De Griezelbus – Paul Van Loon
Again, this one had no English translation, but funnily enough has been a huge hit in Japan. It used to scare the hell out of me (alongside, apparantly, a million Japanese kids) and give me horrendous nightmares –one night, I even crawled into bed next to my little sister because I was too terrified to sleep. She kicked me out. The fact that I was 12 and she was 10 didn’t make thing easier, but I blame it on my very vivid imagination. Anyway, the book series follows the attempts of haunted writer P. Onnoval, who lures children in his magical bus to tell them scary tales –told in frame stories- with the aim of eating their soul at the end. It’s up to the kids to realise what’s going on in time and try to defeat the devilish author at his own game…
Mathilda – Roald Dahl
Name one bookworm who doesn’t love Mathilda or at least feels a pinch of recognition when she goes on a crazy book binge through her local library. That plus the fact she can make stuff fly to her whenever and wherever she wants of course, which is basically the superpower I always wanted to have. I love Roald Dahl and would like to name his entire oeuvre here: Boy, The Witches, the BFR, Charlie and the Chocolate Factory, James and the Giant Peach: love, love, love!

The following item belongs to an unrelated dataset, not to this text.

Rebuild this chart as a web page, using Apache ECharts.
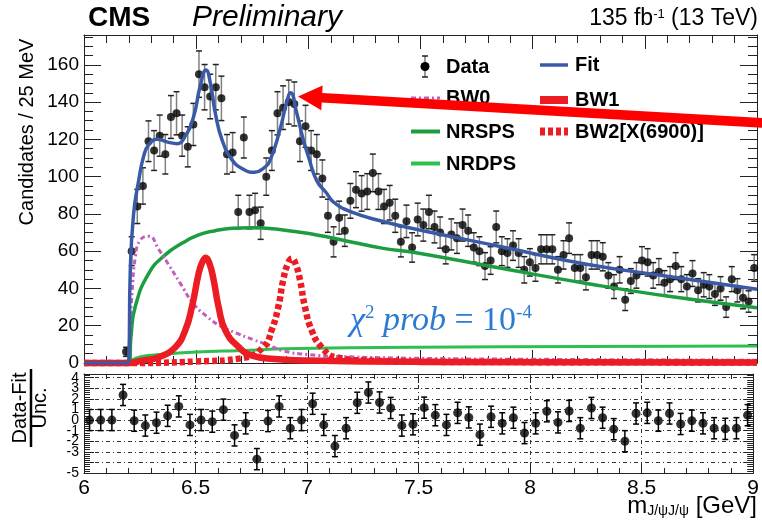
<!DOCTYPE html>
<html><head><meta charset="utf-8">
<script src="https://cdn.jsdelivr.net/npm/echarts@6/dist/echarts.min.js"></script>
<style>html,body{margin:0;padding:0;background:#fff}#c{width:762px;height:521px}</style>
</head><body><div id="c"></div>
<script>
// ---------- data ----------
// main panel: 25 MeV bins, first non-empty bin is 6.175-6.200 GeV
const binLow = 6.175;
const binWidth = 0.025;
const counts = [6,60,84,95,119,114,122,112,132,134,122,116,128,155,148,143,148,142,112,113,
  81,121,81,82,75,100,114,134,137,140,139,119,127,114,112,99,79,65,78,71,
  87,93,91,92,102,92,84,86,79,65,76,62,77,74,81,73,70,61,69,67,
  74,71,62,60,52,55,73,60,59,63,59,50,54,51,61,61,61,50,58,67,
  51,51,46,58,58,57,47,41,50,34,44,47,55,54,47,49,43,45,52,45,
  41,48,39,42,41,37,40,30,45,39,35,33,51];
// pull panel: 50 MeV bins from 6.0
const pullLow = 6.0;
const pullWidth = 0.05;
const pulls = [0,0,0,2.37,-0.06,-0.52,-0.25,0.4,1.29,-0.46,0,-0.15,0.98,-1.45,-0.31,-3.69,-0.09,1.29,-0.77,0,
  1.54,-0.46,-2.46,-0.77,1.63,2.6,1.66,1.14,-0.52,-0.4,1.17,0.46,-0.46,0.68,0.25,-1.38,0.31,-0.31,0.22,-1.23,
  -0.31,0.83,-0.22,0.86,-0.77,1.14,0.22,-0.86,-2.0,0.62,0.68,-0.06,0.62,-0.37,-0.06,-0.31,-0.77,-0.83,-0.77,0.46];
// fitted curves
const fitX = [6.0,6.1,6.19,6.2,6.206,6.221,6.244,6.266,6.288,6.325,6.377,6.414,6.451,6.489,6.518,6.544,6.563,6.585,6.615,6.66,6.71,6.76,6.80,6.83,6.873,6.903,6.921,6.948,6.977,7.0,7.037,7.081,7.111,7.185,7.334,7.48,7.86,8.24,8.623,9.0];
const fitY = [0,0,0,2,48,80,98,111,117,120,118.4,117.7,121.7,132.4,148.6,157.2,150.4,134.3,119.9,109,104,102.3,104.5,109,125,139.6,145,134.3,120,111,98,91.2,86.5,81.3,75.9,71.8,62.4,53,46.2,39.6];
const bw0X = [6.0,6.1,6.195,6.205,6.214,6.229,6.251,6.29,6.333,6.376,6.428,6.487,6.547,6.606,6.68,6.755,6.815,6.888,7.0,7.13,7.5,8.0,9.0];
const bw0Y = [0,0,0,20,37,57,66,68,61,53,43,32,25,20,16,12.5,10,6.5,4.5,3.5,2.5,2,1.5];
const bw1X = [6.0,6.1,6.2,6.259,6.333,6.407,6.451,6.481,6.511,6.527,6.543,6.559,6.578,6.6,6.63,6.69,6.749,6.85,7.0,7.5,9.0];
const bw1Y = [0,0,0,1.3,3.1,8.5,17.5,30,48,54,56.5,53.5,44.5,30,17.5,8.5,4,2.2,1.3,0.6,0.3];
const bw2X = [6.0,6.2,6.5,6.7,6.8,6.836,6.866,6.888,6.908,6.927,6.945,6.963,6.985,7.015,7.059,7.126,7.3,7.6,9.0];
const bw2Y = [0,0,0.8,2.5,8.5,17.5,30,44.5,53,56,52.5,44.5,30,17.5,8.5,3,1.2,0.6,0.3];
const nrspsX = [6.0,6.1,6.2,6.21,6.228,6.288,6.362,6.436,6.511,6.585,6.66,6.74,6.888,7.037,7.185,7.334,7.48,7.86,8.24,8.623,9.0];
const nrspsY = [0,0,0,15,30,48,58,64.2,68.7,71,72.3,72.6,71.4,68.7,65.1,61.5,59.2,50.8,42.7,35.5,29.7];
const nrdpsX = [6.0,6.1,6.2,6.22,6.25,6.29,6.44,6.62,6.74,6.89,7.48,8.25,9.0];
const nrdpsY = [0,0,0,2,3.2,4,5.5,6.4,6.8,7.6,8.5,8.8,9.1];

// ---------- build ----------
const FONT = "'Liberation Sans', Arial, Helvetica, sans-serif";
const SERIF = "'Liberation Serif', 'Times New Roman', serif";
const C_FIT = '#3a5aa8', C_RED = '#ec1c24', C_MAG = '#c45cc0', C_SPS = '#1c9e40', C_DPS = '#2fbf4f';
const mainPts = counts.map((c, i) => [+(binLow + (i + 0.5) * binWidth).toFixed(4), c]);
const mainErr = mainPts.map(p => [p[0], p[1] - Math.sqrt(p[1]), p[1] + Math.sqrt(p[1])]);
const pullPts = pulls.map((v, i) => [+(pullLow + (i + 0.5) * pullWidth).toFixed(4), v]);
const pullErr = pullPts.map(p => [p[0], p[1] - 1, p[1] + 1]);
const pairs = (xs, ys) => xs.map((x, i) => [x, ys[i]]);

function errorBars(color, capColor, capHalf, lw) {
  return function (params, api) {
    const x = api.value(0);
    const lo = api.coord([x, api.value(1)]);
    const hi = api.coord([x, api.value(2)]);
    return { type: 'group', children: [
      { type: 'line', shape: { x1: lo[0], y1: lo[1], x2: hi[0], y2: hi[1] }, style: { stroke: color, lineWidth: lw } },
      { type: 'line', shape: { x1: lo[0] - capHalf, y1: lo[1], x2: lo[0] + capHalf, y2: lo[1] }, style: { stroke: capColor, lineWidth: lw } },
      { type: 'line', shape: { x1: hi[0] - capHalf, y1: hi[1], x2: hi[0] + capHalf, y2: hi[1] }, style: { stroke: capColor, lineWidth: lw } }
    ]};
  };
}

const AX = '#222';
function xAx(grid, pos, showLabel, major, minor, split) {
  return { type: 'value', gridIndex: grid, position: pos, min: 6, max: 9, interval: 0.5,
    axisLine: { onZero: false, lineStyle: { color: AX, width: 1 } },
    axisTick: { inside: true, length: major, lineStyle: { color: AX } },
    minorTick: { show: true, splitNumber: 5, length: minor, lineStyle: { color: AX } },
    axisLabel: { show: showLabel, fontFamily: FONT, fontSize: 21, color: '#000', margin: 5, showMinLabel: true, showMaxLabel: true },
    splitLine: { show: split, lineStyle: { color: '#333', width: 1, type: [4, 3, 1, 3] } } };
}
function yAx(grid, pos, showLabel, min, max, interval, major, minor, minorSplit, fs, split) {
  return { type: 'value', gridIndex: grid, position: pos, min: min, max: max, interval: interval,
    axisLine: { onZero: false, lineStyle: { color: AX, width: 1 } },
    axisTick: { inside: true, length: major, lineStyle: { color: AX } },
    minorTick: { show: true, splitNumber: minorSplit, length: minor, lineStyle: { color: AX } },
    axisLabel: { show: showLabel, fontFamily: FONT, fontSize: fs, color: '#000', margin: 5, showMinLabel: true, showMaxLabel: false, hideOverlap: false },
    splitLine: { show: split, lineStyle: { color: '#333', width: 1, type: [4, 3, 1, 3] } } };
}

function curve(name, xs, ys, color, width, type, z, clip) {
  return { name: name, type: 'line', xAxisIndex: 0, yAxisIndex: 0, data: pairs(xs, ys),
    showSymbol: false, symbol: 'none', smooth: 0.5, clip: clip, z: z,
    lineStyle: { color: color, width: width, type: type, cap: 'butt', join: 'round' }, silent: true };
}

// legend / annotations (graphic)
const g = [];
function txt(x, y, text, opt) {
  g.push(Object.assign({ type: 'text', x: x, y: y, z: 50,
    style: Object.assign({ text: text, fontFamily: FONT, fontSize: 20, fill: '#000', align: 'left', verticalAlign: 'middle' }, opt.style || {}) },
    opt.rotation !== undefined ? { rotation: opt.rotation } : {}));
}
function seg(x1, y1, x2, y2, color, w, dash) {
  g.push({ type: 'line', z: 50, shape: { x1: x1, y1: y1, x2: x2, y2: y2 },
    style: { stroke: color, lineWidth: w, lineDash: dash || null, lineCap: 'butt' } });
}
// titles
txt(88, 18, 'CMS', { style: { fontSize: 28, fontWeight: 'bold' } });
txt(192, 18, 'Preliminary', { style: { fontSize: 30, fontStyle: 'italic' } });
txt(758, 19, '135 fb{s|-1} (13 TeV)', { style: { fontSize: 23, align: 'right',
  rich: { s: { fontSize: 13, verticalAlign: 'top', fontFamily: FONT, fill: '#000' } } } });
// axis titles
txt(27, 132, 'Candidates / 25 MeV', { rotation: Math.PI / 2, style: { align: 'center', fontSize: 20 } });
txt(20, 408, 'Data-Fit', { rotation: Math.PI / 2, style: { align: 'center', fontSize: 20 } });
seg(31, 369, 31, 447, '#000', 2.5);
txt(40, 408, 'Unc.', { rotation: Math.PI / 2, style: { align: 'center', fontSize: 20 } });
txt(757, 506, '{m|m}{sub|J/\u03c8J/\u03c8} {m|[GeV]}', { style: { align: 'right', fontSize: 24,
  rich: { m: { fontSize: 24, fontFamily: FONT, fill: '#000' }, sub: { fontSize: 14, fontFamily: FONT, fill: '#000', verticalAlign: 'bottom' } } } });
// legend
seg(425, 56, 425, 77, '#777', 1.5); seg(422, 56, 428, 56, '#222', 1.5); seg(422, 77, 428, 77, '#222', 1.5);
g.push({ type: 'circle', z: 51, shape: { cx: 425, cy: 66.5, r: 4.5 }, style: { fill: '#000' } });
txt(446, 67, 'Data', { style: { fontWeight: 'bold' } });
seg(540, 65, 568, 65, C_FIT, 3.5); txt(575, 65, 'Fit', { style: { fontWeight: 'bold' } });
seg(411, 98, 440, 98, C_MAG, 3, [5, 3, 2, 3]); txt(446, 98, 'BW0', { style: { fontWeight: 'bold' } });
seg(540, 100, 568, 100, C_RED, 8); txt(575, 100, 'BW1', { style: { fontWeight: 'bold' } });
seg(411, 131.5, 440, 131.5, C_SPS, 4); txt(446, 132, 'NRSPS', { style: { fontWeight: 'bold' } });
seg(540, 131.5, 568, 131.5, C_RED, 8, [5, 3]); txt(575, 132.5, 'BW2[X(6900)]', { style: { fontWeight: 'bold' } });
seg(411, 163.5, 440, 163.5, C_DPS, 4); txt(446, 164.5, 'NRDPS', { style: { fontWeight: 'bold' } });
// chi2 text
txt(350, 321, '{i|\u03c7}{s|2}{i| prob} = 10{s|-4}', { style: { fontFamily: SERIF, fontSize: 34, fill: '#2b7bd4',
  rich: { i: { fontStyle: 'italic', fontSize: 34, fontFamily: SERIF, fill: '#2b7bd4' },
          s: { fontSize: 19, verticalAlign: 'top', fontFamily: SERIF, fill: '#2b7bd4' } } } });
// arrow (annotation)
g.push({ type: 'polygon', z: 60, shape: { points: [[298, 96.5], [322.6, 85.4], [322.2, 93.1], [770.3, 118.5], [769.7, 128.1], [321.7, 102.6], [321.3, 110.3]] },
  style: { fill: '#ff0000' } });

const option = {
  animation: false,
  backgroundColor: '#fff',
  grid: [
    { left: 84, top: 35, width: 673, height: 328 },
    { left: 84, top: 374, width: 673, height: 99 }
  ],
  xAxis: [
    xAx(0, 'bottom', false, 13, 7, false),
    xAx(0, 'top', false, 14, 8, false),
    xAx(1, 'bottom', true, 9, 5, true),
    xAx(1, 'top', false, 9, 5, false)
  ],
  yAxis: [
    yAx(0, 'left', true, 0, 176, 20, 17, 9, 4, 19, false),
    yAx(0, 'right', false, 0, 176, 20, 17, 9, 4, 19, false),
    yAx(1, 'left', true, -5, 4.35, 1, 10, 6, 5, 14, true),
    yAx(1, 'right', false, -5, 4.35, 1, 10, 6, 5, 14, false)
  ],
  series: [
    { type: 'custom', name: 'Data errors', xAxisIndex: 0, yAxisIndex: 0, data: mainErr, z: 3, silent: true,
      encode: { x: 0, y: [1, 2] }, renderItem: errorBars('#808080', '#222', 3, 1.5) },
    { type: 'scatter', name: 'Data', xAxisIndex: 0, yAxisIndex: 0, data: mainPts, symbol: 'circle', symbolSize: 8,
      itemStyle: { color: '#000' }, z: 4, silent: true },
    curve('NRDPS', nrdpsX, nrdpsY, C_DPS, 3, 'solid', 5, true),
    curve('NRSPS', nrspsX, nrspsY, C_SPS, 3.5, 'solid', 5, true),
    curve('BW0', bw0X, bw0Y, C_MAG, 3, [5, 3, 2, 3], 6, true),
    curve('BW2[X(6900)]', bw2X, bw2Y, C_RED, 6.5, [5, 3], 7, false),
    curve('BW1', bw1X, bw1Y, C_RED, 6.5, 'solid', 8, false),
    curve('Fit', fitX, fitY, C_FIT, 3.5, 'solid', 9, true),
    { type: 'custom', name: 'Pull errors', xAxisIndex: 2, yAxisIndex: 2, data: pullErr, z: 3, silent: true,
      encode: { x: 0, y: [1, 2] }, renderItem: errorBars('#000', '#000', 3, 1.5) },
    { type: 'scatter', name: 'Pull', xAxisIndex: 2, yAxisIndex: 2, data: pullPts, symbol: 'circle', symbolSize: 9,
      itemStyle: { color: '#000' }, z: 4, silent: true }
  ],
  graphic: g
};
const chart = echarts.init(document.getElementById('c'), null, { renderer: 'canvas' });
chart.setOption(option);
</script>
</body></html>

The Egg of Uncle Trotter – Marc de Bel
Another classic in Belgium. Marc de Bel is a former primary school teacher who showers you with enough great nonsense to turn the greyest of mondays into one huge discoball fest. Inside your head at least. His writings are witty, funny, filled with fantastical elements and loaded with slapstick humor. You’ll follow the adventures of the naughty Krieger triplets, lovely Boeboeks monsters and young inventor Blinker. That ànd the fact his protagonist aren’t afraid to share a first kiss (or more) in the back of an abandoned bus or a treehouse made of bras (!) allways made for flushed little cheeks all across the school library. Pure nostalgia! Impossible to name one best work, but for the list’s sake, I’ll take The Egg of Uncle Trotter, his very first writing about a bullied little boy whose sad world is turned upside down after his crazy uncle Trotter gifts him a magical crocodile egg.